Baby started stuffing all her clothes haphazardly into the washer. “My mother is dead,” she said without turning around.
Then who keeps writing you all those little monogrammed notes and signing them “Mom”? And asking for you on the phone in that amazing drawl, with all of Alabama in her voice? But Harriet already understood that part of being Baby’s friend was to bite your lip, bide your time. And sure enough, on Parents’ Weekend in November, here came Baby’s parents all the way from Alabama in a long yellow Cadillac: her stepmother as round and blond and luscious as a peach, wearing tons of makeup and diamonds, her father as huge and handsome as a movie star. “Oh God, aren’t they awful?” Baby asked sincerely, watching them get out of the big car in back of the dorm. “Daddy is going to find a way to put how much money he’s got into every conversation, just wait. And she’s got a brain the size of a pea. Thank God, at least they didn’t bring the twins.” Baby had two fifteen-year-old brothers who were “holy terrors,” she said. But Harriet thought Baby’s parents were great, bending over backward to be nice to Harriet and Anna and Courtney and their parents, too, taking everybody out to
a private club called the Shenandoah which they had apparently joined just so they’d have a place to entertain Baby’s friends while she went to Virginia for college.

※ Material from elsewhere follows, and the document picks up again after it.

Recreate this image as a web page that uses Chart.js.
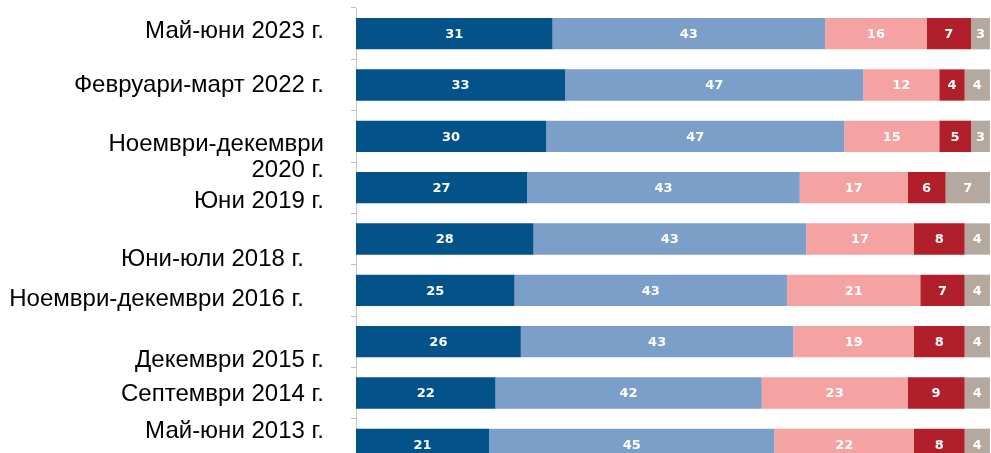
<!DOCTYPE html>
<html>
<head>
<meta charset="utf-8">
<script src="https://cdn.jsdelivr.net/npm/chart.js@4.4.0/dist/chart.umd.min.js"></script>
<style>
  html, body { margin: 0; padding: 0; background: #fff; overflow: hidden; }
  #wrap { width: 991px; height: 478px; position: relative; }
</style>
</head>
<body>
<div id="wrap"><canvas id="chart"></canvas></div>
<script>
// ── Data ────────────────────────────────────────────────────────────────────
const periods = [
  ['Май-юни 2023 г.'],
  ['Февруари-март 2022 г.'],
  ['Ноември-декември', '2020 г.'],
  ['Юни 2019 г.'],
  ['Юни-юли 2018 г.'],
  ['Ноември-декември 2016 г.'],
  ['Декември 2015 г.'],
  ['Септември 2014 г.'],
  ['Май-юни 2013 г.'],
];
const veryFav     = [31, 33, 30, 27, 28, 25, 26, 22, 21];
const somewhatFav = [43, 47, 47, 43, 43, 43, 43, 42, 45];
const somewhatUnf = [16, 12, 15, 17, 17, 21, 19, 23, 22];
const veryUnf     = [7, 4, 5, 6, 8, 7, 8, 9, 8];
const dontKnow    = [3, 4, 3, 7, 4, 4, 4, 4, 4];

// label placement tweaks (the source image has them slightly off the bars)
const labelDx = [0, 0, 0, 0, -20, -20, 0, 0, 0];
const labelDy = [4, 7, 15, 20, 27, 16, 25, 8, -6];
const LINE_H  = 26;

// ── Plugins ─────────────────────────────────────────────────────────────────
const periodLabels = {
  id: 'periodLabels',
  afterDraw(chart) {
    const { ctx, scales: { y } } = chart;
    ctx.save();
    ctx.font = '24px "Liberation Sans", Arial, sans-serif';
    ctx.fillStyle = '#000';
    ctx.textAlign = 'right';
    ctx.textBaseline = 'alphabetic';
    periods.forEach((lines, i) => {
      const yc = y.getPixelForValue(i);
      const xr = y.right - 32 + labelDx[i];
      lines.forEach((t, k) => ctx.fillText(t, xr, yc + labelDy[i] + k * LINE_H));
    });
    ctx.restore();
  }
};

const valueLabels = {
  id: 'valueLabels',
  afterDatasetsDraw(chart) {
    const { ctx } = chart;
    ctx.save();
    ctx.font = 'bold 13px "DejaVu Sans", Verdana, sans-serif';
    ctx.fillStyle = '#fff';
    ctx.textAlign = 'center';
    ctx.textBaseline = 'middle';
    chart.data.datasets.forEach((ds, di) => {
      chart.getDatasetMeta(di).data.forEach((bar, i) => {
        const cx = (bar.x + bar.base) / 2;
        ctx.fillText(String(ds.data[i]), cx, bar.y + 1);
      });
    });
    ctx.restore();
  }
};

// ── Chart ───────────────────────────────────────────────────────────────────
const mk = (label, data, color) => ({
  label, data, backgroundColor: color, borderWidth: 0,
  categoryPercentage: 1, barPercentage: 0.61,
});

new Chart(document.getElementById('chart'), {
  type: 'bar',
  data: {
    labels: periods.map(p => p.join(' ')),
    datasets: [
      mk('Много положително',     veryFav,     '#03528a'),
      mk('Донякъде положително',  somewhatFav, '#7c9fca'),
      mk('Донякъде отрицателно',  somewhatUnf, '#f4a3a2'),
      mk('Много отрицателно',     veryUnf,     '#b01f2a'),
      mk('Не знам',               dontKnow,    '#b5a99f'),
    ],
  },
  options: {
    indexAxis: 'y',
    responsive: true, maintainAspectRatio: false,
    animation: false,
    layout: { padding: { top: 8, right: 1, bottom: 8, left: 0 } },
    plugins: { legend: { display: false }, tooltip: { enabled: false } },
    scales: {
      x: { stacked: true, min: 0, max: 100, display: false },
      y: {
        stacked: true,
        ticks: { display: false },
        grid: { offset: true, drawOnChartArea: false, tickLength: 5, color: '#bdbdbd' },
        border: { display: true, color: '#c8c8c8' },
        afterFit: s => { s.width = 356; },
      },
    },
  },
  plugins: [periodLabels, valueLabels],
});
</script>
</body>
</html>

Harriet rode back from dinner at the Shenandoah Club in Alice’s new green station wagon, paid for by Mr. Carr’s will. Alice wrinkled up her nose and put a light hand on Harriet’s arm just before she let her out of the car at Old South. “I want to ask you something,” she said. “Your roommate . . . Baby . . . is she okay?”

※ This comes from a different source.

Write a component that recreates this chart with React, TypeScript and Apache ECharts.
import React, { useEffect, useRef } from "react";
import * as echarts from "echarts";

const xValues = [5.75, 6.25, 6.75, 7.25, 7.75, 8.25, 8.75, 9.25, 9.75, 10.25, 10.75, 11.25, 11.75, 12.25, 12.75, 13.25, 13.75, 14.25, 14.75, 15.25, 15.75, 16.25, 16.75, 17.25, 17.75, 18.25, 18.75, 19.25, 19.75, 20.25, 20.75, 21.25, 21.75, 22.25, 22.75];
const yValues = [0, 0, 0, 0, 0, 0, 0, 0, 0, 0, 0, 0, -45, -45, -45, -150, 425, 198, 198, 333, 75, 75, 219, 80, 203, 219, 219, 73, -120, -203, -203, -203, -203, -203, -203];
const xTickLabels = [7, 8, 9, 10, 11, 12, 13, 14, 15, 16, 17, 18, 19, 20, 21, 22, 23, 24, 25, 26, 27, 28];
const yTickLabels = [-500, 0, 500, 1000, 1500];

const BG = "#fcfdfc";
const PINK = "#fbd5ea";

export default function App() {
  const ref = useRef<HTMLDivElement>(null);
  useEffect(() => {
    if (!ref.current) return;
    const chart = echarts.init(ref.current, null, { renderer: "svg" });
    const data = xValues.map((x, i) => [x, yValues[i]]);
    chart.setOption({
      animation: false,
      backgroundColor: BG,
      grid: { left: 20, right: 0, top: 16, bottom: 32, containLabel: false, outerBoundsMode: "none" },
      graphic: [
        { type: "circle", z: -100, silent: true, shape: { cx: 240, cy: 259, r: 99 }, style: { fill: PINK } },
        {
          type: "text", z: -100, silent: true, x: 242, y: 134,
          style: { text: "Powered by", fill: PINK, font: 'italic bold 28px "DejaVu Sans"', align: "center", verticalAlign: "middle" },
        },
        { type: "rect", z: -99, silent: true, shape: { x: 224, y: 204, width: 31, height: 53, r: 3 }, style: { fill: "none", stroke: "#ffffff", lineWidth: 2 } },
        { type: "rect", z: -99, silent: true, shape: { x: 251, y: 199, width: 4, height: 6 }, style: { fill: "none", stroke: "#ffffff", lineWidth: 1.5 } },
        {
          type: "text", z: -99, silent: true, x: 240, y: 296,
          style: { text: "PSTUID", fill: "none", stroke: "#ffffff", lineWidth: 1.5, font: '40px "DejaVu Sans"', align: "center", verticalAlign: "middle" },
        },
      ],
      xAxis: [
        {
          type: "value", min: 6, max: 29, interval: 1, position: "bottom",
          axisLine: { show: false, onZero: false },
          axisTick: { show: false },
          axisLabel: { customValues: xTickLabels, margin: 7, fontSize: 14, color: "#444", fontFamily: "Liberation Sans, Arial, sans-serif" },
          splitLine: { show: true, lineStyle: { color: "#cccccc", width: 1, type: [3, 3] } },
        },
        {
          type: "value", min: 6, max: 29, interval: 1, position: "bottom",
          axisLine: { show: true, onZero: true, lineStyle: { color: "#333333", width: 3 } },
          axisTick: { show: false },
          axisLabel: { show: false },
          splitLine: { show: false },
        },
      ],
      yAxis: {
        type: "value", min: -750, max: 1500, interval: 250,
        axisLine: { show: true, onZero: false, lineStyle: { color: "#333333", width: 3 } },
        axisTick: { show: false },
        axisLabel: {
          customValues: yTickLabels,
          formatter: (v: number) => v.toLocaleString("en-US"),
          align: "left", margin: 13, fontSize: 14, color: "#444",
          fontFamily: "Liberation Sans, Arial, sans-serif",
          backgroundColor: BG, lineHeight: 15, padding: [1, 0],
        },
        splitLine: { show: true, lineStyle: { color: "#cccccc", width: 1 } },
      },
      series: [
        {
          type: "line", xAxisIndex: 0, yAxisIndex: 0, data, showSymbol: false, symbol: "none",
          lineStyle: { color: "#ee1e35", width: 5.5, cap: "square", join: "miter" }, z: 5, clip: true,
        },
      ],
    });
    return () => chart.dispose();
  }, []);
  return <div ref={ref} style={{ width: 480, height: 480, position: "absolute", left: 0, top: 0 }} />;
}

“Well, sure.” Harriet was taken aback. “I mean why are you asking me this?”
“I don’t know,” Alice said. “Something . . .”
“They’re just nice, Mama,” Harriet said irritably. “They’re very, very nice and very, very rich, that’s all.” But Harriet knew what Alice meant, though it wasn’t until later that she’d learn what made Baby’s parents so solicitous.
IT WAS JANUARY. Harriet had been to Winter Frolics at the KA house at Washington and Lee with Thomas Lee, a prelaw student from Tennessee. Back home, he apparently rode horses and hunted a lot; after law school, he’d go into practice with his father. His whole life was mapped out; all he had to do was live it. Harriet had met him through Baby, of course, or some friend of Baby’s at the KA house. Somehow Baby had arrived in Virginia already knowing about half of all the boys in the neighboring men’s colleges, so she was always fixing the rest of them up. Harriet had gone from having no social life at all in high school to having more social life than she could handle. Her grades dropped from A’s to B’s, though her scholarship depended on them. Yet Harriet loved going out, she loved seeing herself as a social butterfly. She loved calling home and telling her mother where she’d been, and Alice loved hearing it—she always wanted every detail.
Harriet couldn’t figure out what Thomas Lee saw in her; she suspected he liked her just because she was Baby Ballou’s roommate. Nevertheless, after the party when he drove her back to the chaperone’s house where Mary Scott girls were supposed to stay, Thomas Lee fell heavily across her in the front seat, trying for her breasts, which were luckily unattainable since both their coats and the gear -shift were in the way.